Clearly, the Taliban are vicious misogynists and extremely brutal to those who transgress acceptable standards of behavior according to the Taliban’s beliefs. However, essentially all of the Afghan people’s assets remain in U.S. banks (or in banks that are beholden to the U.S. government). The U.S. has frozen these accounts, some $9.4 billion. The result is a “liquidity crisis,” with very little money circulating throughout Afghanistan. The government has almost no money and cannot pay workers, who cannot buy food for their families. Most have received no payment for months. In addition, Afghans have limited access to their own funds in banks. International commerce has halted. 

Given U.S. sanctions and the liquidity crisis, even international humanitarian relief organizations have great difficulty operating in Afghanistan, despite U.S. government assurances. Relief efforts designed to stave off starvation—although critically important right now—cannot endure for long since no one is willing to provide assistance indefinitely to a country of almost 40 million people. The country needs a functioning government and economy, and needs access to the international financial system..  

Unfreezing the assets of the Afghan people and making the funds available to the Afghan Central Bank is a critical first step. The U.S. could conditionally unfreeze the assets (for example, dependent on the ability of girls to attend high school) and in tranches, not all at once, to ensure that the money is used for the people.

But to date, the U.S. has not taken any such steps. The Biden Administration has set aside $780 million for humanitarian relief, a nice gesture but a drop in the bucket compared to what is needed. Put in perspective, the U.S. spent $300 million per day on the war for 20 years, so $780 million of humanitarian assistance represents less than three days’ worth of war spending. 

We can speculate with some degree of confidence, about why the Biden Administration has given no signs that it will unfreeze the funds or remove the most destructive sanctions: fear of political repercussions. The Administration’s political enemies would possibly claim that unfreezing Afghan assets represents acceptance of the Taliban’s past and its current human rights violations—but that unfounded claim can be refuted, and funds distributed can be tracked by international accounting firms still operating in Afghanistan, according to Dr. Shah Mehrabi, a member of the governing board of the Afghan Central Bank since 2002.

Courage by the Biden Administration—willingness to accept short-term political risks in order to prevent catastrophe—is the right decision, both morally and practically.

Advocacy

Peace organizations and other groups have warned about the current calamity for some months now and are urging action, including allowing the Afghan people access to their own money and lifting sanctions so international commerce can restart. On and around Valentine’s Day, February 14, peace groups are holding Love to Afghanistan vigils. Peace Action chapters have lobbied their members of Congress, urging them to work to prevent famine. And in fact, forty-six members of the House of Representatives sent a letter to President Biden in December, urging him to unfreeze Afghan assets and end onerous sanctions. 

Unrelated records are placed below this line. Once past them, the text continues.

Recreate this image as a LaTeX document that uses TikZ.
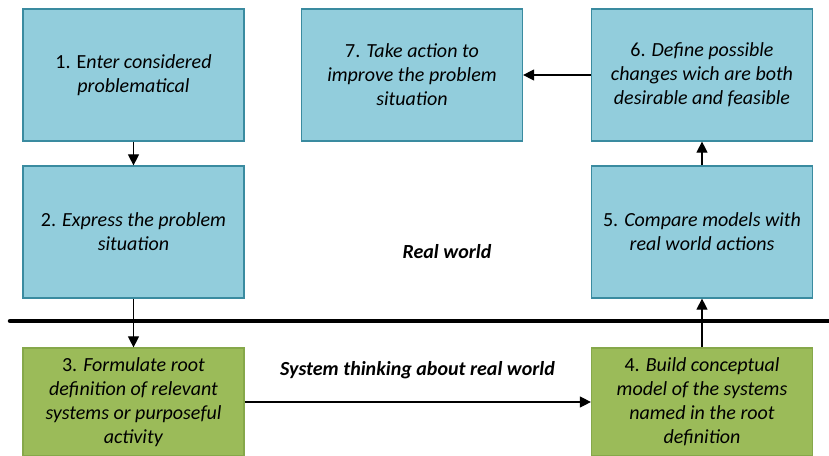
\documentclass[tikz,border=0pt]{standalone}
\usepackage{fontspec}
\setmainfont{Carlito}
\usetikzlibrary{arrows.meta}
\definecolor{realfill}{HTML}{92CDDC}
\definecolor{realline}{HTML}{3A8BA0}
\definecolor{sysfill}{HTML}{9BBB59}
\definecolor{sysline}{HTML}{86A84A}
\begin{document}
\begin{tikzpicture}[x=1pt,y=-1pt,
  box/.style={draw, line width=1.2pt, minimum width=221pt, minimum height=132pt,
    align=center, inner sep=0pt, font=\fontsize{20}{24}\selectfont},
  realbox/.style={box, fill=realfill, draw=realline},
  sysbox/.style={box, fill=sysfill, draw=sysline, minimum height=108pt},
  flow/.style={line width=1.1pt, -{Triangle[length=11pt,width=11pt]}},
  label/.style={font=\fontsize{20}{24}\selectfont\bfseries\itshape}]
\useasboundingbox (0,0) rectangle (829,455);
\begin{scope}
\clip (0,0) rectangle (829,455);
\node[realbox] (s1) at (133.5,75) {1. E\textit{nter considered}\\\textit{problematical}};
\node[realbox] (s2) at (133.5,232) {2. \textit{Express the problem}\\\textit{situation}};
\node[realbox] (s7) at (412,75) {7. \textit{Take action to}\\\textit{improve the problem}\\\textit{situation}};
\node[realbox] (s6) at (702,75) {6. \textit{Define possible}\\\textit{changes wich are both}\\\textit{desirable and feasible}};
\node[realbox] (s5) at (702,232) {5. \textit{Compare models with}\\\textit{real world actions}};
\node[sysbox] (s3) at (133.5,402) {3. \textit{Formulate root}\\\textit{definition of relevant}\\\textit{systems or purposeful}\\\textit{activity}};
\node[sysbox] (s4) at (702,402) {4. \textit{Build conceptual}\\\textit{model of the systems}\\\textit{named in the root}\\\textit{definition}};
% boundary between the real world and systems thinking
\coordinate (bl) at (10,321);
\coordinate (br) at (835,321);
\draw[line width=4.5pt, line cap=round] (bl) -- (br);
\node[label] (rw) at (447,252) {Real world};
\node[label] (st) at (417.5,370) {System thinking about real world};
% flow of the stages
\draw[flow] (s1) -- (s2);
\draw[flow] (s2) -- (s3);
\draw[flow] (s3) -- (s4);
\draw[flow] (s4) -- (s5);
\draw[flow] (s5) -- (s6);
\draw[flow] (s6) -- (s7);
\end{scope}
\end{tikzpicture}
\end{document}
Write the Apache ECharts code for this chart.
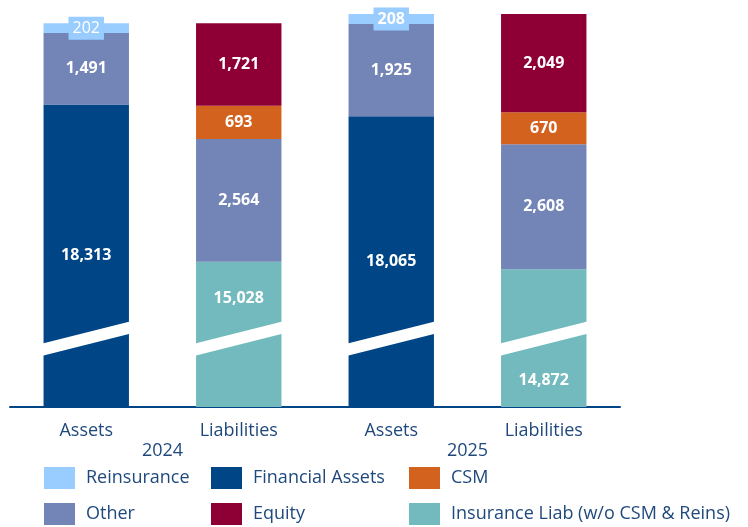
<!DOCTYPE html>
<html>
<head>
<meta charset="utf-8">
<script src="https://cdn.jsdelivr.net/npm/echarts@6/dist/echarts.min.js"></script>
<style>
  html, body { margin: 0; padding: 0; background: #fff; }
  #chart { width: 748px; height: 527px; }
</style>
</head>
<body>
<div id="chart"></div>
<script>
// categories along the axis and the year under each pair
const categories = ['Assets', 'Liabilities', 'Assets', 'Liabilities']
const years = ['2024', '2025']

// values (null = not part of that bar)
const financialAssets = [18313, null, 18065, null]
const insuranceLiab = [null, 15028, null, 14872]
const other = [1491, 2564, 1925, 2608]
const reinsurance = [202, null, 208, null]
const csm = [null, 693, null, 670]
const equity = [null, 1721, null, 2049]

// y axis is cut between these values
const breakStart = 1300
const breakEnd = 13550

const textColor = '#1F497D'
const font = 'Open Sans'

const fmt = function(v) {
  return String(v).replace(/\B(?=(\d{3})+(?!\d))/g, ',')
}

const chart = echarts.init(document.getElementById('chart'))

function barSeries(name, data, color, extra) {
  return Object.assign({
    name: name,
    type: 'bar',
    stack: 'total',
    barWidth: '56%',
    xAxisIndex: 0,
    itemStyle: { color: color },
    label: {
      show: true,
      position: 'inside',
      color: '#fff',
      fontFamily: font,
      fontWeight: 'bold',
      fontSize: 16,
      formatter: function(p) { return fmt(p.value) }
    },
    data: data
  }, extra || {})
}

// insurance liab labels sit above / below the cut
const insLiabData = insuranceLiab.map(function(v, i) {
  if (v === null) return null
  if (i === 1) return { value: v, label: { position: 'insideTop', distance: 29 } }
  return { value: v, label: { position: 'insideBottom', distance: 19 } }
})

const reinsData = reinsurance.map(function(v, i) {
  if (v === null) return null
  return { value: v, label: { fontWeight: i === 0 ? 'normal' : 'bold' } }
})

const option = {
  animation: false,
  grid: { left: 10, right: 128, top: 14, bottom: 120 },
  legend: [
    { data: ['Reinsurance', 'Other'], left: 44 },
    { data: ['Financial Assets', 'Equity'], left: 211 },
    { data: ['CSM', 'Insurance Liab (w/o CSM & Reins)'], left: 409 }
  ].map(function(l) {
    return Object.assign({
      top: 467,
      orient: 'vertical',
      padding: 0,
      itemWidth: 31,
      itemHeight: 22,
      itemGap: 14,
      icon: 'rect',
      selectedMode: false,
      textStyle: { color: textColor, fontFamily: font, fontSize: 18, padding: [4, 0, 0, 6] }
    }, l)
  }),
  xAxis: [
    {
      type: 'category',
      data: categories,
      axisLine: { lineStyle: { color: '#004586', width: 2 } },
      axisTick: { show: false },
      axisLabel: { color: textColor, fontFamily: font, fontSize: 18, margin: 15 }
    },
    {
      type: 'category',
      data: years,
      position: 'bottom',
      axisLine: { show: false },
      axisTick: { show: false },
      axisLabel: { color: textColor, fontFamily: font, fontSize: 18, margin: 35 }
    }
  ],
  yAxis: {
    type: 'value',
    min: 0,
    max: 20200,
    breaks: [{ start: breakStart, end: breakEnd, gap: 255 }],
    breakArea: { show: false },
    axisLine: { show: false },
    axisTick: { show: false },
    axisLabel: { show: false },
    splitLine: { show: false }
  },
  series: [
    barSeries('Financial Assets', financialAssets, '#004586'),
    barSeries('Insurance Liab (w/o CSM & Reins)', insLiabData, '#72BABD'),
    barSeries('Other', other, '#7384B6'),
    barSeries('Reinsurance', reinsData, '#99CCFF', {
      label: {
        show: true,
        position: 'inside',
        color: '#fff',
        fontFamily: font,
        fontSize: 16,
        lineHeight: 19,
        padding: [2, 4],
        backgroundColor: '#99CCFF',
        formatter: function(p) { return fmt(p.value) }
      }
    }),
    barSeries('CSM', csm, '#D4621F'),
    barSeries('Equity', equity, '#8E0035'),
    {
      // white slanted stripe marking the cut in each bar
      type: 'custom',
      name: 'cut',
      silent: true,
      z: 5,
      xAxisIndex: 0,
      data: categories.map(function(c, i) { return [i] }),
      encode: { x: 0 },
      renderItem: function(params, api) {
        const idx = api.value(0)
        const top = api.coord([idx, breakEnd])
        const bot = api.coord([idx, breakStart])
        const hw = api.size([1, 0])[0] * 0.28 + 1
        const s = 0.254
        const cx = top[0]
        return {
          type: 'polygon',
          shape: {
            points: [
              [cx - hw, top[1] + s * hw],
              [cx + hw, top[1] - s * hw],
              [cx + hw, bot[1] - s * hw],
              [cx - hw, bot[1] + s * hw]
            ]
          },
          style: { fill: '#fff' }
        }
      }
    }
  ]
}

chart.setOption(option)
</script>
</body>
</html>
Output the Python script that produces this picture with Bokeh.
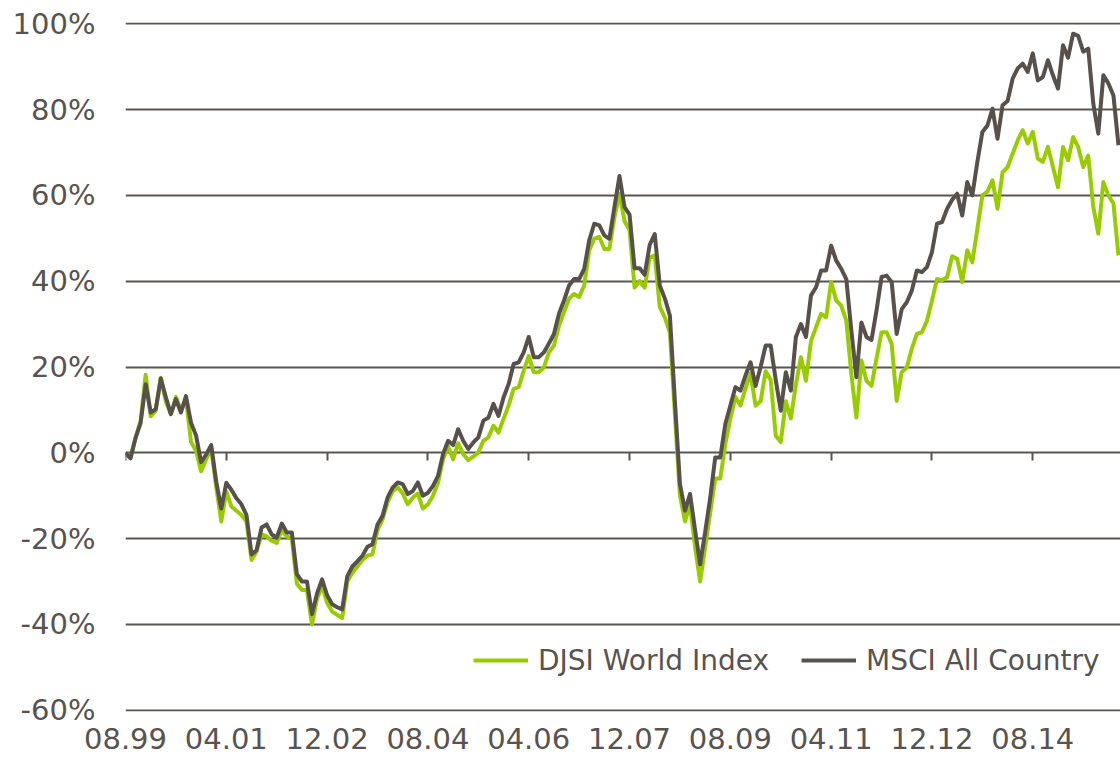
from bokeh.plotting import figure
from bokeh.models import Range1d, LinearAxis, FixedTicker, Legend, LegendItem
from bokeh.embed import file_html
from bokeh.resources import INLINE

# Monthly cumulative performance (%) starting 08.99
djsi = [0, -1, 3.5, 7.5, 18.2, 8.5, 9.8, 17.5, 12, 9,
        13, 10, 12.5, 2.5, 0.5, -4.3, -1.5, 1, -8, -16,
        -9, -12.5, -13.5, -14.5, -16, -25, -23, -19, -19.5, -20.5,
        -21, -18, -19.5, -20, -30.5, -32, -32, -40, -34, -31,
        -35, -37, -37.8, -38.5, -30, -28, -26.5, -25, -24, -23.6,
        -18, -15.5, -11.5, -9, -8, -9.5, -12, -10.5, -9.5, -13,
        -12, -10, -7, -1.5, 1.5, -1.5, 2.2, -0.3, -1.7, -0.9,
        0.1, 2.8, 3.6, 6.3, 4.7, 7.9, 11, 14.9, 15.3, 19.1,
        22.6, 18.8, 18.8, 19.9, 23.4, 25, 29.6, 32.8, 35.9, 37,
        36.3, 39, 47.2, 49.9, 50.3, 47.5, 47.5, 54.9, 60.4, 54,
        52, 38.5, 40, 38.5, 45.5, 46, 34, 31.5, 28, 9,
        -10, -16, -12, -22, -30, -22, -14, -6, -6, 2,
        8, 13, 11, 15, 18.5, 11, 12, 19, 17, 4,
        2.5, 12, 8, 15.9, 22.3, 16.8, 26.1, 29.3, 32.4, 31.6,
        39.8, 35.5, 34.3, 30.8, 18.4, 8.2, 21.5, 16.8, 15.6, 22,
        28.1, 28.1, 25.4, 12.1, 18.8, 19.9, 24.3, 27.7, 28.1, 30.8,
        35.5, 40.5, 40.2, 40.9, 45.8, 45.2, 39.8, 47.2, 44.4, 52.2,
        60, 60.9, 63.5, 56.9, 65.4, 66.6, 69.7, 72.8, 75.2, 72.1,
        74.8, 68.6, 67.8, 71.3, 66.6, 61.9, 71.3, 68.2, 73.6, 71.3,
        66.6, 69.3, 57.3, 51.1, 63.1, 60, 58.1, 46]

msci = [0, -1.3, 3.5, 7, 16, 9.4, 10.2, 17.3, 13, 9,
        12.5, 9.4, 13.2, 7, 4, -2.2, -0.4, 1.8, -6.7, -13,
        -7, -8.6, -10.6, -12, -14.5, -23.7, -22.7, -17.4, -16.7, -19,
        -19.8, -16.5, -18.6, -18.6, -28.3, -30, -30, -37.6, -32.8, -29.5,
        -33.2, -35.3, -36, -36.5, -28.8, -26.5, -25.3, -24, -21.9, -21.3,
        -16.7, -14.7, -10.4, -8.1, -6.9, -7.3, -9.6, -8.9, -6.9, -10,
        -9.3, -7.7, -5.4, -0.3, 2.8, 1.8, 5.5, 2.8, 0.9, 2.4,
        3.6, 7.5, 8.2, 11.4, 8.6, 12.9, 16, 20.7, 21.1, 23.4,
        27, 22.3, 22.3, 23.4, 25.5, 27.7, 32.4, 35.5, 39, 40.5,
        40.5, 42.9, 49.5, 53.4, 53, 50.7, 49.9, 57.3, 64.5, 57.3,
        55.5, 43, 43, 41.5, 48.5, 51, 39, 36, 32, 12,
        -7.3, -13.5, -9.6, -18, -26, -18.5, -10.5, -1.1, -1.1, 6.7,
        11, 15.3, 14.5, 18, 21.1, 15.6, 20, 25, 25, 17,
        9.8, 18.8, 14.5, 27, 30, 27, 36.7, 38.6, 42.5, 42.5,
        48.3, 44.8, 42.9, 40.5, 28.5, 17.6, 30.4, 27, 26.3, 33.2,
        41, 41.3, 39.8, 27.7, 33.5, 35.1, 37.8, 42.5, 42.1, 43.3,
        46.8, 53.4, 53.8, 56.9, 59, 60.4, 55.3, 63.1, 60, 67.8,
        74.8, 76.3, 80.2, 73.2, 81, 82, 87.2, 89.6, 90.7, 88.8,
        93.1, 86.8, 87.6, 91.5, 88, 84.9, 95, 92.1, 97.7, 97.2,
        93.5, 94.2, 81.4, 74.4, 88, 86.1, 83.3, 71.7]

series_names = ["DJSI World Index", "MSCI All Country"]
start_label = "08.99"
x_tick_labels = ["08.99", "04.01", "12.02", "08.04", "04.06",
                 "12.07", "08.09", "04.11", "12.12", "08.14"]
y_ticks = [-60, -40, -20, 0, 20, 40, 60, 80, 100]
y_tick_labels = ["-60%", "-40%", "-20%", "0%", "20%", "40%", "60%", "80%", "100%"]

GREEN = "#99cc00"
DARK = "#57504b"
GRID = "#5a5451"
TEXT = "#595350"
FONT = "DejaVu Sans"


def month_index(lbl):
    mm, yy = lbl.split(".")
    year = 1900 + int(yy) if int(yy) > 50 else 2000 + int(yy)
    m0, y0 = start_label.split(".")
    year0 = 1900 + int(y0) if int(y0) > 50 else 2000 + int(y0)
    return (year - year0) * 12 + int(mm) - int(m0)


months = list(range(len(djsi)))
x_ticks = [month_index(l) for l in x_tick_labels]

p = figure(width=1120, height=762, output_backend="svg", toolbar_location=None,
           x_range=Range1d(0, 197.4), y_range=Range1d(-60.3, 100.3),
           x_axis_type=None,
           min_border_left=125, min_border_right=0,
           min_border_top=22, min_border_bottom=51)
p.outline_line_color = None
p.background_fill_color = "white"
p.border_fill_color = "white"

# y axis
ya = p.yaxis[0]
ya.ticker = FixedTicker(ticks=y_ticks)
ya.major_label_overrides = dict(zip(y_ticks, y_tick_labels))
ya.axis_line_color = None
ya.major_tick_line_color = None
ya.minor_tick_line_color = None
ya.major_tick_out = 0
ya.major_tick_in = 0
ya.major_label_standoff = 30
ya.major_label_text_font = FONT
ya.major_label_text_font_size = "29px"
ya.major_label_text_color = TEXT

p.ygrid.ticker = FixedTicker(ticks=y_ticks)
p.ygrid.grid_line_color = GRID
p.ygrid.grid_line_width = 2

r1 = p.line(months, djsi, line_color=GREEN, line_width=4, line_join="round")
r2 = p.line(months, msci, line_color=DARK, line_width=4, line_join="round")

# tick marks on the 0% line
tick_axis = LinearAxis(fixed_location=0, ticker=FixedTicker(ticks=x_ticks),
                       major_label_overrides={t: "" for t in x_ticks},
                       axis_line_color=None, major_tick_in=0, major_tick_out=8,
                       major_tick_line_width=2, major_tick_line_color=GRID,
                       minor_tick_line_color=None, major_label_standoff=0)
p.add_layout(tick_axis, "below")

# date labels at the bottom
label_axis = LinearAxis(ticker=FixedTicker(ticks=x_ticks),
                        major_label_overrides=dict(zip(x_ticks, x_tick_labels)),
                        axis_line_color=None, major_tick_line_color=None,
                        minor_tick_line_color=None, major_tick_in=0, major_tick_out=0,
                        major_label_standoff=16, major_label_text_font=FONT,
                        major_label_text_font_size="29px", major_label_text_color=TEXT)
p.add_layout(label_axis, "below")

legend = Legend(items=[LegendItem(label=series_names[0], renderers=[r1]),
                       LegendItem(label=series_names[1], renderers=[r2])],
                orientation="horizontal", location=(348, 34),
                padding=0, margin=0, spacing=32, glyph_width=55, glyph_height=34,
                label_height=34, label_standoff=10, border_line_color=None,
                background_fill_alpha=0, label_text_font=FONT,
                label_text_font_size="28px", label_text_color=TEXT)
p.add_layout(legend, "center")

open("out.html", "w").write(file_html(p, INLINE))
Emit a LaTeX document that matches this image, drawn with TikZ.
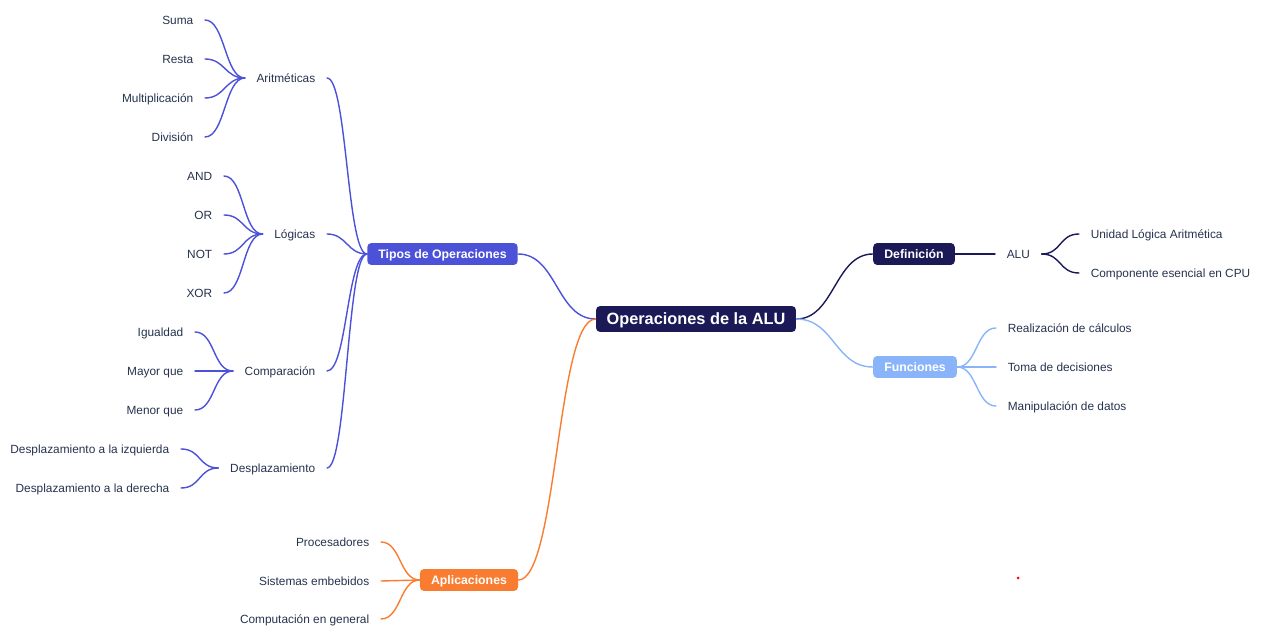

While some in Congress oppose these steps, a functioning economy and government can be contrasted to a failed state in which people starve in great numbers, an unmanageable migration crisis erupts, regional instability grows, and the stage is set for further violence, with the possible emergence of possibly even more dangerous, terrorist groups.  

Those of us who value Afghan lives must now forcefully oppose the new economic war by working to enable the Afghan economy to restart. Carefully crafting the release of Afghan funds to the Afghan Central Bank could help to ensure an effective state while at the same time providing leverage to end some of the most egregious of the Taliban’s human rights violations.

I traveled to Afghanistan in 2011, to see the war up close and to hear from Afghans as to their views of the war and their hopes for the future. Some of the people that I met worried that when the war finally ended, they would be sold out, that the longed for peace would be purchased at the price of justice. No one I spoke with imagined an economic war replacing a bombing war.  

Political backbone is required of the Biden Administration. The lives of one million children are more important than a negative headline in a tabloid. The U.S. should unfreeze Afghan government assets and lift sanctions hindering the recovery of the Afghan economy and humanitarian relief efforts.  We must end the U.S. economic war on Afghanistan.